— START —

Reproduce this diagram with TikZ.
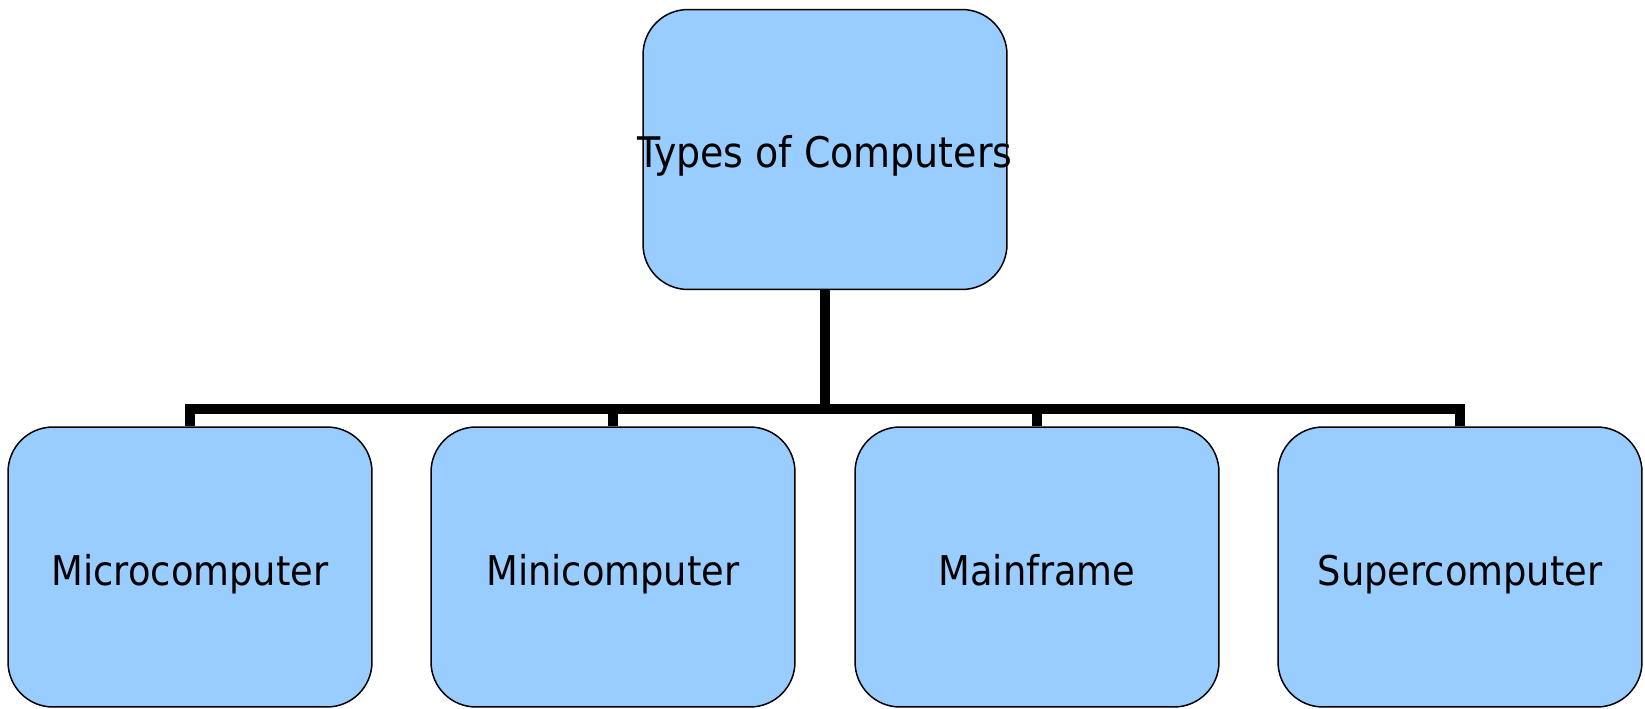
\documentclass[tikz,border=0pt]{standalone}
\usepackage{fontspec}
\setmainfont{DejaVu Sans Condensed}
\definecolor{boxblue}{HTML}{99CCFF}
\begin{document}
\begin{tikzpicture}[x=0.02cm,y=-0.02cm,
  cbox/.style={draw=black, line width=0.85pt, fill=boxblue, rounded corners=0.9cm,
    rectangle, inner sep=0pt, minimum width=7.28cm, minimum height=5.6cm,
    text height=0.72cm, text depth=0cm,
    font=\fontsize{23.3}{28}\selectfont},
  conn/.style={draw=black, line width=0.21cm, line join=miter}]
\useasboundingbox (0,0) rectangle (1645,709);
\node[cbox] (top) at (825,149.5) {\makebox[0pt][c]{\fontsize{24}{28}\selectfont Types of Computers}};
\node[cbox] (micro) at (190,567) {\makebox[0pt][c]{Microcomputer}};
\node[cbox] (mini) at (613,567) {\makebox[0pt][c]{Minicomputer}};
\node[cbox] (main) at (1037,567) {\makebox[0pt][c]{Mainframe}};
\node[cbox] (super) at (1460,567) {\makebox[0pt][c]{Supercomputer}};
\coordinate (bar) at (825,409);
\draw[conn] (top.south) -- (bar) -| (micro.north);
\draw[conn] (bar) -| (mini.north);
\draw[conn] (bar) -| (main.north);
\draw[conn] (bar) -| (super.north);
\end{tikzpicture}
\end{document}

— END —

**PROBLEM TO SOLVE:**
Reproduce the whole listing exactly, but not the images in it.

**EXPECTED OUTPUT:**
Reproduce this diagram with TikZ.
\documentclass[tikz,border=0pt]{standalone}
\usepackage{fontspec}
\setmainfont{DejaVu Sans Condensed}
\definecolor{boxblue}{HTML}{99CCFF}
\begin{document}
\begin{tikzpicture}[x=0.02cm,y=-0.02cm,
  cbox/.style={draw=black, line width=0.85pt, fill=boxblue, rounded corners=0.9cm,
    rectangle, inner sep=0pt, minimum width=7.28cm, minimum height=5.6cm,
    text height=0.72cm, text depth=0cm,
    font=\fontsize{23.3}{28}\selectfont},
  conn/.style={draw=black, line width=0.21cm, line join=miter}]
\useasboundingbox (0,0) rectangle (1645,709);
\node[cbox] (top) at (825,149.5) {\makebox[0pt][c]{\fontsize{24}{28}\selectfont Types of Computers}};
\node[cbox] (micro) at (190,567) {\makebox[0pt][c]{Microcomputer}};
\node[cbox] (mini) at (613,567) {\makebox[0pt][c]{Minicomputer}};
\node[cbox] (main) at (1037,567) {\makebox[0pt][c]{Mainframe}};
\node[cbox] (super) at (1460,567) {\makebox[0pt][c]{Supercomputer}};
\coordinate (bar) at (825,409);
\draw[conn] (top.south) -- (bar) -| (micro.north);
\draw[conn] (bar) -| (mini.north);
\draw[conn] (bar) -| (main.north);
\draw[conn] (bar) -| (super.north);
\end{tikzpicture}
\end{document}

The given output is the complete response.